**The exercise**
Your task is to retype, word for word, the lines from the start of the data through the line holding "import pandas as pd". Do not include the pictures.

**Data extract**
----
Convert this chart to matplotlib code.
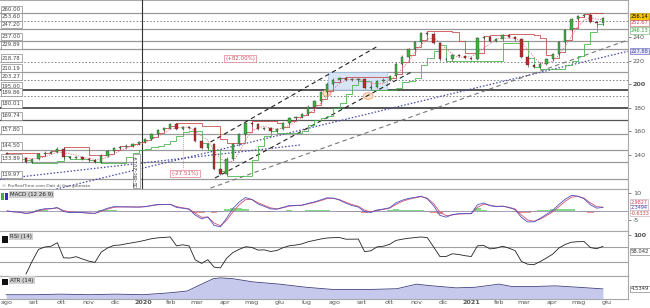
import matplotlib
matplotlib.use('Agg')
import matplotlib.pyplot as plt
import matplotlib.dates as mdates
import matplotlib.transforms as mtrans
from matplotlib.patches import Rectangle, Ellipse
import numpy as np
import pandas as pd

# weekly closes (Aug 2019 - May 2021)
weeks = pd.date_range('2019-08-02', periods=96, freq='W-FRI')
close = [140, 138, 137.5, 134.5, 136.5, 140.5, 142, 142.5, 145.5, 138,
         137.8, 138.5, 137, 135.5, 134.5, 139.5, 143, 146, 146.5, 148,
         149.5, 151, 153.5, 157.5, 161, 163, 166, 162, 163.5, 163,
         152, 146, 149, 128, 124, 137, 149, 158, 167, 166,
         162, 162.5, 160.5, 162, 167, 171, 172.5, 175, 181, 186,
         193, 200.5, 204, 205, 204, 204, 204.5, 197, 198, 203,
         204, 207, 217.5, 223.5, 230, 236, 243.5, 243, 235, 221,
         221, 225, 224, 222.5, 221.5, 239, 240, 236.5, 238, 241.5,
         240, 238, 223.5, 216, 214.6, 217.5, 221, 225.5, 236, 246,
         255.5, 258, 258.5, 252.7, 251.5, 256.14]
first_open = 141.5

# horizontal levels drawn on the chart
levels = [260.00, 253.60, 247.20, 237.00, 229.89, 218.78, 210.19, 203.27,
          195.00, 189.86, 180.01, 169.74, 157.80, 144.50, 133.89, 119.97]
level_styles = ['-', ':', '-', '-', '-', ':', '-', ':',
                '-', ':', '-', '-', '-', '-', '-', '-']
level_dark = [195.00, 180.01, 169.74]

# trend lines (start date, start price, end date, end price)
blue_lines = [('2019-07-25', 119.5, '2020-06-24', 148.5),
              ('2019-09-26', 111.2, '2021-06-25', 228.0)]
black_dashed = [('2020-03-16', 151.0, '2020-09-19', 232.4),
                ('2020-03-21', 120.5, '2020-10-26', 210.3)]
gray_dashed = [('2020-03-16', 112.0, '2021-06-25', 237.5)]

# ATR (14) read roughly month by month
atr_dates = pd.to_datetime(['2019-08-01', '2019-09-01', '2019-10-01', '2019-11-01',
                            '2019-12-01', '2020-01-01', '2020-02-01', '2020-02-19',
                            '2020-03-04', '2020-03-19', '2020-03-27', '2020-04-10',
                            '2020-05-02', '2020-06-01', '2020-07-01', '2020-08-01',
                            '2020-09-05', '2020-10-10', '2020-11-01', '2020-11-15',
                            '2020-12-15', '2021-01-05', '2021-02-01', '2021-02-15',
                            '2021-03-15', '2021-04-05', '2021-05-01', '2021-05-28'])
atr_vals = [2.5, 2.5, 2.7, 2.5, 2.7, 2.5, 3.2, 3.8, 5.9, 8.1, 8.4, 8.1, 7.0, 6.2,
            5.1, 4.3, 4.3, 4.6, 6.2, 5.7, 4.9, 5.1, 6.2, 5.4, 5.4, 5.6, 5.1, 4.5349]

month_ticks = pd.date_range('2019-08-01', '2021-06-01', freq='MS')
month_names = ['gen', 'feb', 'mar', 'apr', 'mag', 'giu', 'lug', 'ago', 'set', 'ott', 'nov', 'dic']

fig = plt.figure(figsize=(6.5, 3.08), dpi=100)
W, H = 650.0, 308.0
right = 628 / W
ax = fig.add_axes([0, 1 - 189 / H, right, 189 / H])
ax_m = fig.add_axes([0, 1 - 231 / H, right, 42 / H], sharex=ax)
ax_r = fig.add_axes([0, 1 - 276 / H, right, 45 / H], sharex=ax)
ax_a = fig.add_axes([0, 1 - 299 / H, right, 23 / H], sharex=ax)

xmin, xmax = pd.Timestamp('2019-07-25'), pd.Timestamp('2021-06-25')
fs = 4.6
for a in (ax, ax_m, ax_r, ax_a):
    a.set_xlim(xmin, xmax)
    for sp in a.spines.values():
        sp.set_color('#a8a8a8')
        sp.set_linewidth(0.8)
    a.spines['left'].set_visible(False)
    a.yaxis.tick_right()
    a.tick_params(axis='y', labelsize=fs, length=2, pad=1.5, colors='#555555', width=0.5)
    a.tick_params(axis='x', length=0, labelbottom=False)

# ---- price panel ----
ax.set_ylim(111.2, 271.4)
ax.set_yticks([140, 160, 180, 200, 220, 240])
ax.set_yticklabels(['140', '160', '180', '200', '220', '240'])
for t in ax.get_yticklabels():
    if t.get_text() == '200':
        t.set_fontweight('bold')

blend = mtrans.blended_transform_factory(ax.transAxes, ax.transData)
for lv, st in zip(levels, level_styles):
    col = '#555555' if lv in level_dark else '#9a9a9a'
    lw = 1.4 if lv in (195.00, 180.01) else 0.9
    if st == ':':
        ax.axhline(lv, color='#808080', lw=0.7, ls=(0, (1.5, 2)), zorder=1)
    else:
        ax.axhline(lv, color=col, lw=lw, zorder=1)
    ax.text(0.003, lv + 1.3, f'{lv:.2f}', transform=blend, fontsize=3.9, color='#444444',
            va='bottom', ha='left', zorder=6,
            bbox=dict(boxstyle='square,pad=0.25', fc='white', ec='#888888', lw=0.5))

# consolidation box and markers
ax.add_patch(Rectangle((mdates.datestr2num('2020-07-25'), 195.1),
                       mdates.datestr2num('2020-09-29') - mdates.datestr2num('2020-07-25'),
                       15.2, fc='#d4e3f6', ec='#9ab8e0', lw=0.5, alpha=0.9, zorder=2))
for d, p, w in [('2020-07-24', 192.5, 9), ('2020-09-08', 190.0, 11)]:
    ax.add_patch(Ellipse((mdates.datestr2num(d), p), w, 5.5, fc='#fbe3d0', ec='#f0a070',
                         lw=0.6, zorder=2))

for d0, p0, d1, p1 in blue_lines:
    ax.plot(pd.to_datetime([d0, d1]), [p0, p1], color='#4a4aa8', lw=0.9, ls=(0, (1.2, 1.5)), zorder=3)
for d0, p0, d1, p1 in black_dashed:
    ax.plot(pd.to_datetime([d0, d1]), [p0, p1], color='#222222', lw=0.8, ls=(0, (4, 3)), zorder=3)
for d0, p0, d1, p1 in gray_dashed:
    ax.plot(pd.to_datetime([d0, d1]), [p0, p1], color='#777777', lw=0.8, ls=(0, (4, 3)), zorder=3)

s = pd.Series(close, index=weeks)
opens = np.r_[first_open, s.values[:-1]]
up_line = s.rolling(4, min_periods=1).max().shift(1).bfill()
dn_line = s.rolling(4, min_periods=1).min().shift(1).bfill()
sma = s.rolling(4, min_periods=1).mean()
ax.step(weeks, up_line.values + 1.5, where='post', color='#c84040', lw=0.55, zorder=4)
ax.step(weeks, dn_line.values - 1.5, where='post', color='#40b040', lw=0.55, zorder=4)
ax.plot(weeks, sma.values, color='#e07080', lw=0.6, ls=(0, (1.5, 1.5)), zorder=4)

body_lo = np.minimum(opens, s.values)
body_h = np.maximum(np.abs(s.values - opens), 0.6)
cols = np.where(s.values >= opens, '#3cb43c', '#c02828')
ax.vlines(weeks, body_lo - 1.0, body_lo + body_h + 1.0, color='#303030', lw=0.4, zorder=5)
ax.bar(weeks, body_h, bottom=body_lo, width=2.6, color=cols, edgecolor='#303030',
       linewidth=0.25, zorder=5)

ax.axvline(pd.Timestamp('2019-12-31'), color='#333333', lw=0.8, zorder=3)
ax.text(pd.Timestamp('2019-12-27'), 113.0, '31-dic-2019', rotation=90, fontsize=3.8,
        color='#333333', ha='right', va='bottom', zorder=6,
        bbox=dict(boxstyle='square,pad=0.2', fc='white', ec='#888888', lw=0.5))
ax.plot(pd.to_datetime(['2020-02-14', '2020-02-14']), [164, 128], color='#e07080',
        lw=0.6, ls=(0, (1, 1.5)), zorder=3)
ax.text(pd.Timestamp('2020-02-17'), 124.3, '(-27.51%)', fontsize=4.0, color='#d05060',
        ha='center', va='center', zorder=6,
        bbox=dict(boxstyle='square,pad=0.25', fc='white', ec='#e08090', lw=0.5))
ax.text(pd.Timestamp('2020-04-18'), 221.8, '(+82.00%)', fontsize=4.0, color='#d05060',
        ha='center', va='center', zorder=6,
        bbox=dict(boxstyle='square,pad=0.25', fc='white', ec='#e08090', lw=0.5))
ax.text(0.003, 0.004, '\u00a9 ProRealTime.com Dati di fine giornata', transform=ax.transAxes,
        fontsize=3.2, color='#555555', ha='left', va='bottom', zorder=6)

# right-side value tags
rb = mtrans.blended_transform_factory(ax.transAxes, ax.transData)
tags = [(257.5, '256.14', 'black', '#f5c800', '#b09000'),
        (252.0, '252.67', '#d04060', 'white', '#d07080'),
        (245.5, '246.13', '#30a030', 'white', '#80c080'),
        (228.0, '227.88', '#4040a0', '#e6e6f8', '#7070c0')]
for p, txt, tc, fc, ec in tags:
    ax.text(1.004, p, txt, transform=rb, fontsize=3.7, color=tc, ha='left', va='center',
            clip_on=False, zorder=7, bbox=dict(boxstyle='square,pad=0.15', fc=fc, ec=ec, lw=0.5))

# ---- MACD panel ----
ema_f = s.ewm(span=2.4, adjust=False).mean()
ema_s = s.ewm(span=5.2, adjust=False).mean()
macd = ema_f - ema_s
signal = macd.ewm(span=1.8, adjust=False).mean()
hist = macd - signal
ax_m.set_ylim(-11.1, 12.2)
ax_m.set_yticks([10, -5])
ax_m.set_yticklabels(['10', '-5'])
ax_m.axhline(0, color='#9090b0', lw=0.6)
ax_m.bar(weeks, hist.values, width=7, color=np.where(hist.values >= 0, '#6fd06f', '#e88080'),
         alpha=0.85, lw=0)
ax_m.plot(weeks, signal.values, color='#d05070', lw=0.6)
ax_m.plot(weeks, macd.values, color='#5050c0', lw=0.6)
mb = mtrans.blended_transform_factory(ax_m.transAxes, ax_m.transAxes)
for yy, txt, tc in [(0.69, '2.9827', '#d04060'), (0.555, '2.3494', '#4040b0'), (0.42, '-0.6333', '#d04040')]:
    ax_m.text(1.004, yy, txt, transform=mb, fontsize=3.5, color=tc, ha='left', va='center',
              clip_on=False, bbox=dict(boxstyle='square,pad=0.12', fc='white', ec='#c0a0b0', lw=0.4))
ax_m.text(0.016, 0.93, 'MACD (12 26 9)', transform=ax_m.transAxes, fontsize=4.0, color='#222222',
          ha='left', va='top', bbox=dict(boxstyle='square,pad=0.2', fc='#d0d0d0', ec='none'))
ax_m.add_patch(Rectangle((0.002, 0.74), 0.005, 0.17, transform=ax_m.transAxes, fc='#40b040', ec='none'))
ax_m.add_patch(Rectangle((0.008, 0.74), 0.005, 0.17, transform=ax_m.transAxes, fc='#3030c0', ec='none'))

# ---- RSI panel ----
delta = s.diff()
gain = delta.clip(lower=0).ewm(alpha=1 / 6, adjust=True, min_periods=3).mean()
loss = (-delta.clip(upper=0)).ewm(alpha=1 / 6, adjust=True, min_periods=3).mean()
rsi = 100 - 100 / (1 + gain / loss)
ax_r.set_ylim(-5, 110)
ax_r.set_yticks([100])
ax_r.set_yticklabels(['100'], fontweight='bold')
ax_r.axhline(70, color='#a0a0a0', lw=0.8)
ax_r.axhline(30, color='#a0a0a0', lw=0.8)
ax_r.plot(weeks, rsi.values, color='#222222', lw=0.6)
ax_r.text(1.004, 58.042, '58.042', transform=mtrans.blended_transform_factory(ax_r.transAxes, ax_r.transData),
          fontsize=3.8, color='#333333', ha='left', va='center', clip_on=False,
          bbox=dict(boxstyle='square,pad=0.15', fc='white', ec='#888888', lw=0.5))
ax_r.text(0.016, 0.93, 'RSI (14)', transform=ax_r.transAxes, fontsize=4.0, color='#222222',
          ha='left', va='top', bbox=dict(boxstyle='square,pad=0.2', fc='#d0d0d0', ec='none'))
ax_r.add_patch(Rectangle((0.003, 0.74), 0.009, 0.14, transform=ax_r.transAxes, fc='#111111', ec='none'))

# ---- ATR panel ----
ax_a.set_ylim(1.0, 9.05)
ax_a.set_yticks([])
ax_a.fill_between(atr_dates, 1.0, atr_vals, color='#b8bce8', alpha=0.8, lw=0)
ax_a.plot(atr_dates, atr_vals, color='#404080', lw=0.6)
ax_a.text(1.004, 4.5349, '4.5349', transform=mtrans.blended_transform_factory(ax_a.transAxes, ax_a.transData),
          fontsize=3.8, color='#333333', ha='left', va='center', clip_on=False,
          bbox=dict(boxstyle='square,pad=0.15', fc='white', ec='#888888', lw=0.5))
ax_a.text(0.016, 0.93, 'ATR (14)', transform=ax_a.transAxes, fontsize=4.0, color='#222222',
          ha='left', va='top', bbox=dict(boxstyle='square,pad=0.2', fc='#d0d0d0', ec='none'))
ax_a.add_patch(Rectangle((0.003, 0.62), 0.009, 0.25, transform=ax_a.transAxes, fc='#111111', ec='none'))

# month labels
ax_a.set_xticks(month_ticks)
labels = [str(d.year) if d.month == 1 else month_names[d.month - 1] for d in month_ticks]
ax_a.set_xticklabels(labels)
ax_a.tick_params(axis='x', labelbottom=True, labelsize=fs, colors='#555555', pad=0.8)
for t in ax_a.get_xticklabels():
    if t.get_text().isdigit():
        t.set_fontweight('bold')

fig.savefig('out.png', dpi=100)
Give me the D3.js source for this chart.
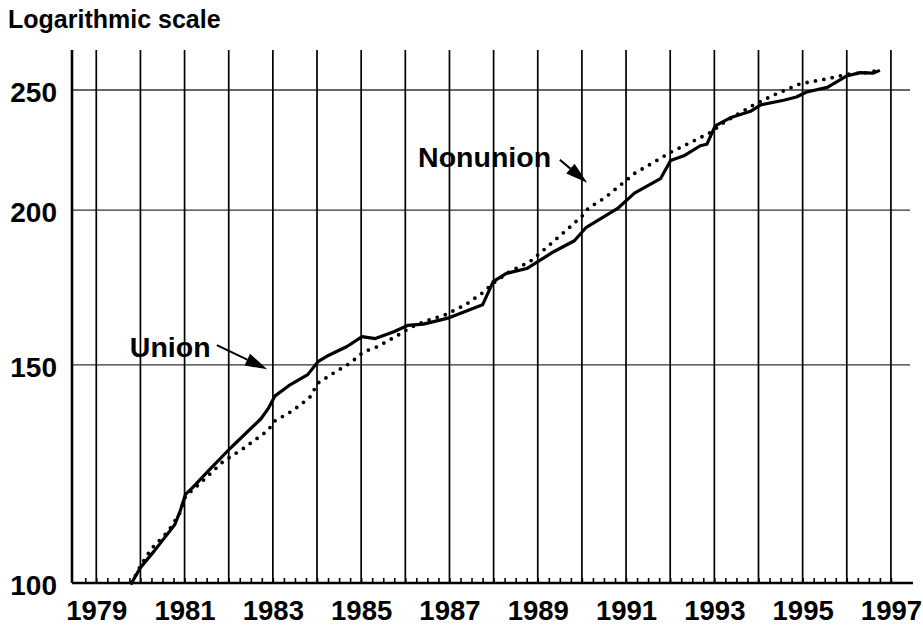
----
**Task output**
Convert this chart to matplotlib code.
import matplotlib
matplotlib.use('Agg')
import matplotlib.pyplot as plt
import matplotlib.dates as mdates
import matplotlib.transforms as mtrans
from matplotlib.patches import Rectangle, Ellipse
import numpy as np
import pandas as pd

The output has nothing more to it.